Noted journalist and blogger Tom Philpott’s “Victual Reality” column explores complex intersection of politics, agribusiness, and modern food culture; Writer Roz Cummins adds seasonal recipes
SEATTLE—Grist, the world’s leading source of daily news and opinion on the environment, today announced that it has launched two weekly food columns, adding a critical new layer of culinary content to the website’s growing menu of sustainability-focused coverage.
Victual Reality, a new column by North Carolina-based journalist, blogger, and farmer Tom Philpott, explores a broad range of topics related to the economics and politics of the modern food industry, from big agri-business to small-scale organic farming. The column appears every Wednesday. In addition, Philpott will contribute regularly to the Gristmill blog with provocative commentaries and opinion pieces focused on the media’s ever-expanding coverage of food and food culture.
Grist is also adding a weekly recipe column by Roz Cummins, a Boston-based food writer who will share seasonal recipes and essays on healthy cooking.
“With these new columns, Grist will examine society’s complex relationship to food—from production to distribution to consumption—in ways no other news outlet has done,” said Grist founder Chip Giller. “By drawing connections between popular culture and topics traditionally considered the exclusive, clubby domain of ‘hard-core’ environmentalists, we hope to make sustainability accessible to a wider audience.”
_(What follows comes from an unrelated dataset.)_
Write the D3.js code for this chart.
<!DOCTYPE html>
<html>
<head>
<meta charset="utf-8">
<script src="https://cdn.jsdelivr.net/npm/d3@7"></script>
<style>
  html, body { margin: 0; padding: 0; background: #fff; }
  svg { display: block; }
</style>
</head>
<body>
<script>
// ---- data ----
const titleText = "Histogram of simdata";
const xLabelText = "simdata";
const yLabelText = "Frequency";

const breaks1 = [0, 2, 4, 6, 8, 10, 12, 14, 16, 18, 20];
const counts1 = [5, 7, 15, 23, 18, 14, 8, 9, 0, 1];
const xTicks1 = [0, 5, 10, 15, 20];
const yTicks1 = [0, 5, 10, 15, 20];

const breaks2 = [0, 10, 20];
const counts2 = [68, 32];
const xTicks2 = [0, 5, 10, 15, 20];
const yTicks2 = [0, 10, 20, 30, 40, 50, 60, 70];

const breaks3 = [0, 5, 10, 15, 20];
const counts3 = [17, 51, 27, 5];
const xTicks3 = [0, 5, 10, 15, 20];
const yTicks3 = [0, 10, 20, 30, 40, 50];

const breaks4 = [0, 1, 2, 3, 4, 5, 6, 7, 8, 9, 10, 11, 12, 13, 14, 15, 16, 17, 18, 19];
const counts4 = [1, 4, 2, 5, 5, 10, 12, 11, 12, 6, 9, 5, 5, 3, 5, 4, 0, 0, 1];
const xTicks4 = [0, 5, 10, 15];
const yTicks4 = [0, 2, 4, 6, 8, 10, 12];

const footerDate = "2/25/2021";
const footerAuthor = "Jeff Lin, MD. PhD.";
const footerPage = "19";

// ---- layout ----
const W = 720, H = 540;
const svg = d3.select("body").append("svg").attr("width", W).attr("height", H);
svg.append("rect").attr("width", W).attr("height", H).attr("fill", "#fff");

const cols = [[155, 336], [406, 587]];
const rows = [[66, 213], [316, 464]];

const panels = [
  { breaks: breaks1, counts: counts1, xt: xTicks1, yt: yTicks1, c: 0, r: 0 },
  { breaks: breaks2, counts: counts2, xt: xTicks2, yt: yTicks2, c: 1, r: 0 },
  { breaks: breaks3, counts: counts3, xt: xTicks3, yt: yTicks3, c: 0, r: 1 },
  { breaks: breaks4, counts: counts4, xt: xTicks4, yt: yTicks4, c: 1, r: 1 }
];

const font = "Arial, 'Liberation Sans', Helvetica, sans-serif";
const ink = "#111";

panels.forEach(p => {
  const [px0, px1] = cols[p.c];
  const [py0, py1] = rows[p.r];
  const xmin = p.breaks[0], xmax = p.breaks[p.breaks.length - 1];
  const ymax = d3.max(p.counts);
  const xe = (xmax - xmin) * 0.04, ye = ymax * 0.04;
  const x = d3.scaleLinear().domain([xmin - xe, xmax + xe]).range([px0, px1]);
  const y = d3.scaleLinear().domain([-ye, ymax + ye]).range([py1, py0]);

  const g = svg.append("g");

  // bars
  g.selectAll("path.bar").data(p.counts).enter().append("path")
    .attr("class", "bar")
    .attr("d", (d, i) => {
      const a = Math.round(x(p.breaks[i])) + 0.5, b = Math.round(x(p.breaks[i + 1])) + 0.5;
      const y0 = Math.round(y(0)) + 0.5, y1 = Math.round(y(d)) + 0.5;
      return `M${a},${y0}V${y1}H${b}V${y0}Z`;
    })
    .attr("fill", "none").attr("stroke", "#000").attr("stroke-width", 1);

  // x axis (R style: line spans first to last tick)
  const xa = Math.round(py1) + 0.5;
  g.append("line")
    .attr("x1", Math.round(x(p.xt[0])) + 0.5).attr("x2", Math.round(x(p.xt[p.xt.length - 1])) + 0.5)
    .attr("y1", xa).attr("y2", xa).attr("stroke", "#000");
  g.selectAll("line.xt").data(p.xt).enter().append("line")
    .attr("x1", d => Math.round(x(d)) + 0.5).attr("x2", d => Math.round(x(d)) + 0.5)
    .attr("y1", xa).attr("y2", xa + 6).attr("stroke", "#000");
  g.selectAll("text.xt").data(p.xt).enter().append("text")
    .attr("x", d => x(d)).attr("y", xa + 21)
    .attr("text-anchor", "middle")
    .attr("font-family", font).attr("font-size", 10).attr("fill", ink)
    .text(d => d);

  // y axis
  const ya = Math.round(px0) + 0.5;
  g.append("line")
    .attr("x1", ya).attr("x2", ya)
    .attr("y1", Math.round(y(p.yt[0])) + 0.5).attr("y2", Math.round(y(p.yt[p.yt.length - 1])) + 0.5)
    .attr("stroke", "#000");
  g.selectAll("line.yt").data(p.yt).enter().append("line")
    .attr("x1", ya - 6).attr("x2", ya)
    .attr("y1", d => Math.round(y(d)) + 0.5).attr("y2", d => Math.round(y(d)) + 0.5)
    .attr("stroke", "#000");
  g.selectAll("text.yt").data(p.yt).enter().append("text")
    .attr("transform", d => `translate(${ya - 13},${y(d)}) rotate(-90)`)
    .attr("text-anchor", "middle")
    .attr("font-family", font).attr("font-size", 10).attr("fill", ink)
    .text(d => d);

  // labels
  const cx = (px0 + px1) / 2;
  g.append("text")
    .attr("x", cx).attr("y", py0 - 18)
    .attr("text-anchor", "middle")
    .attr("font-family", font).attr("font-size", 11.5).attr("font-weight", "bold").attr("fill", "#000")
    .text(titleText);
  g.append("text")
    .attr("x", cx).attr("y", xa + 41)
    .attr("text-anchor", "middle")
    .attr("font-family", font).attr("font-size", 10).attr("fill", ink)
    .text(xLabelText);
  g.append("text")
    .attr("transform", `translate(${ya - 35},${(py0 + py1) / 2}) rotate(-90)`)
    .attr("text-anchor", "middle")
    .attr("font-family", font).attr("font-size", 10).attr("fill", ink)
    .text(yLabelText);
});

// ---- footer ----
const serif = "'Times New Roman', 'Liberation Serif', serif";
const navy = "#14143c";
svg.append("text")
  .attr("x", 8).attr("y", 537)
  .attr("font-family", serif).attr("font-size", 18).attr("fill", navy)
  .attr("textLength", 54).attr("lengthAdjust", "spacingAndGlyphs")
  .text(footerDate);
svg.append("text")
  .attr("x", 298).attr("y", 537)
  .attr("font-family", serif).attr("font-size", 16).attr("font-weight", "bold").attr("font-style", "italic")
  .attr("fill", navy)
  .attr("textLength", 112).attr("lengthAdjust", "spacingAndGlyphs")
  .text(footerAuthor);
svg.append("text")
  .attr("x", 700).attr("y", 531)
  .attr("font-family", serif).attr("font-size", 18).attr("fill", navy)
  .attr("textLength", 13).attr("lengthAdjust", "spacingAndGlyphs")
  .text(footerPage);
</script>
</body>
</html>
Food-related TV shows, magazines, websites, and blogs have enjoyed broad popularity in recent years, yet few news outlets dedicate significant attention to the economics and politics of the global food chain. Grist will help readers carefully consider the sourcing of food, how it is grown, packaged, shipped, marketed, sold, and consumed. The new content is an important step in Grist’s plans to expand its lifestyle coverage as a whole.
Columnist Philpott is an experienced business journalist who covered Wall Street for years and wrote a daily stock market column for Reuters before leaving New York to establish a 2.5-acre vegetable farm and sustainable-agriculture nonprofit in the Blue Ridge Mountains of Western North Carolina. In 2005 he founded a popular food-politics blog called Bitter Greens Journal. As a writer for Grist, his opinions and commentaries will reach an even wider audience.
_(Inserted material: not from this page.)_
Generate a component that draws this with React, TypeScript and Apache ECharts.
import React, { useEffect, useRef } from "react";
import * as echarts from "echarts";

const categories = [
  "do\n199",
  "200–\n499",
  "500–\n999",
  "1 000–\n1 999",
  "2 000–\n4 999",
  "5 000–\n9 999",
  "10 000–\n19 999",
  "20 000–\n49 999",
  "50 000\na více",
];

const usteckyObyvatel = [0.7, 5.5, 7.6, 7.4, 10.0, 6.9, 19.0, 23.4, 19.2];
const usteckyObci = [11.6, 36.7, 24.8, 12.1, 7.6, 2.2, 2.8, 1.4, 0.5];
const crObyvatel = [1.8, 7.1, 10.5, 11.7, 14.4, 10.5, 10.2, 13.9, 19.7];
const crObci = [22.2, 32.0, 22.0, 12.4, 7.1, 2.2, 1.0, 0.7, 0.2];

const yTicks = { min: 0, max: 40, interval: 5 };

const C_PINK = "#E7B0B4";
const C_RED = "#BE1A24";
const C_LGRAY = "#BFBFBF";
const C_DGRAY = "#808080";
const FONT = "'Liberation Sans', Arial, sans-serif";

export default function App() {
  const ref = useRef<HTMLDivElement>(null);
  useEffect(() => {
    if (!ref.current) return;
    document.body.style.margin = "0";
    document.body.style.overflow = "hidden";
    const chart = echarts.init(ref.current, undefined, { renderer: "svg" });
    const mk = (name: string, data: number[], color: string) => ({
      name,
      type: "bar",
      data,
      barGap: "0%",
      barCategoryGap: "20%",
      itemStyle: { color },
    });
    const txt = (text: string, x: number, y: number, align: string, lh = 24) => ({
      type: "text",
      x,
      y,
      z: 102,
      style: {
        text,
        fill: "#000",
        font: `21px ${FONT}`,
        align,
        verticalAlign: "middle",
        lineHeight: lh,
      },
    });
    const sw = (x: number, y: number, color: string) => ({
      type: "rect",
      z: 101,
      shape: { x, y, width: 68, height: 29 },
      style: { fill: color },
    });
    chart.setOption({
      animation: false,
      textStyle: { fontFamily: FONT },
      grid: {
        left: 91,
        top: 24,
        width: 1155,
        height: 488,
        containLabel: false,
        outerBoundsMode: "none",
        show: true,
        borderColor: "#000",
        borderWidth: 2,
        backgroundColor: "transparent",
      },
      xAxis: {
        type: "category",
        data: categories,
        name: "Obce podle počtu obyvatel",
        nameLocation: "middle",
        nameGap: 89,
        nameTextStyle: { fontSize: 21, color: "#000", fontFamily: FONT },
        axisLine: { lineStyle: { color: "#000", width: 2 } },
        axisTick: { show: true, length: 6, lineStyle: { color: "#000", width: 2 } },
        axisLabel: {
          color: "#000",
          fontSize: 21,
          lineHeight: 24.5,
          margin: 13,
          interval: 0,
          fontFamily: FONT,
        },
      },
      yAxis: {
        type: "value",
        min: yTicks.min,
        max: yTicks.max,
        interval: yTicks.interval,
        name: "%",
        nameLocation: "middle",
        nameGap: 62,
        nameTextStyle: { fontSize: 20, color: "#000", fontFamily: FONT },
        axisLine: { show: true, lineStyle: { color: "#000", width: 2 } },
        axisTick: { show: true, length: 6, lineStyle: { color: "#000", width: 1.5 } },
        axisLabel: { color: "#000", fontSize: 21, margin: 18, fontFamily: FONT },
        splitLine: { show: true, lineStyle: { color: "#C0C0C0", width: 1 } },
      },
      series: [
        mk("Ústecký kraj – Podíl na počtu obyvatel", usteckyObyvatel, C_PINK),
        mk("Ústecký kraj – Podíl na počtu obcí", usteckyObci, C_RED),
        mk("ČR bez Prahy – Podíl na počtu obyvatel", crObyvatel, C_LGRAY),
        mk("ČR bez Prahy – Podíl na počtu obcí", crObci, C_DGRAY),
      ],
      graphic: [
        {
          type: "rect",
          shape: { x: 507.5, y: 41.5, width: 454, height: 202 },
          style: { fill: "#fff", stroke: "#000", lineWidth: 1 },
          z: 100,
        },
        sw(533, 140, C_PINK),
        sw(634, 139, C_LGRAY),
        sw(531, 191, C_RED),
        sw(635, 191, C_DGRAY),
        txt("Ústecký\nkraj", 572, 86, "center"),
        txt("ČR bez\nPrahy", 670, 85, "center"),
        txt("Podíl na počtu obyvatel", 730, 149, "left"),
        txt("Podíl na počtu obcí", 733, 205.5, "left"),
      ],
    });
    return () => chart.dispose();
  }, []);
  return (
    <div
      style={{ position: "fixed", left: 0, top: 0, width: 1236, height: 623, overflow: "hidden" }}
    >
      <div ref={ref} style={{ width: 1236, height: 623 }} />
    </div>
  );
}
“My goal is to use Grist and the Victual Reality column to champion small-scale, sustainable farming in a market dominated by huge retailers and agribusiness giants,” Philpott said. “I write about food as someone who gets his hands in the dirt every day—a rare perspective. Using the skills I developed as a business reporter, I want to shine a light on the truths and implications of U.S. food policy in a style that is both honest and informative.”
About Grist
The nonprofit, independent, online magazine Grist was founded in April 1999, and over the past seven years has developed the most recognizable voice in environmental journalism: funny, opinionated, and intelligent. Grist offers in-depth reporting, opinions, cartoons, book reviews, advice, and a popular blog—all tailored to inform, entertain, provoke, and encourage its readers to think creatively about environmental problems and solutions.
Each month, Grist reaches nearly 700,000 unique individuals through its website and emails, and it has enjoyed particular success among readers in their 20s and 30s. Through syndication arrangements with other media outlets like MSNBC.com and Salon.com, Grist is reaching an even broader audience that extends into the millions. Grist has been featured in Vanity Fair, the New York Times, Newsweek, and dozens of other national publications. Grist earned Webby™ People’s Voice awards in both 2005 and 2006 as the internet’s best magazine.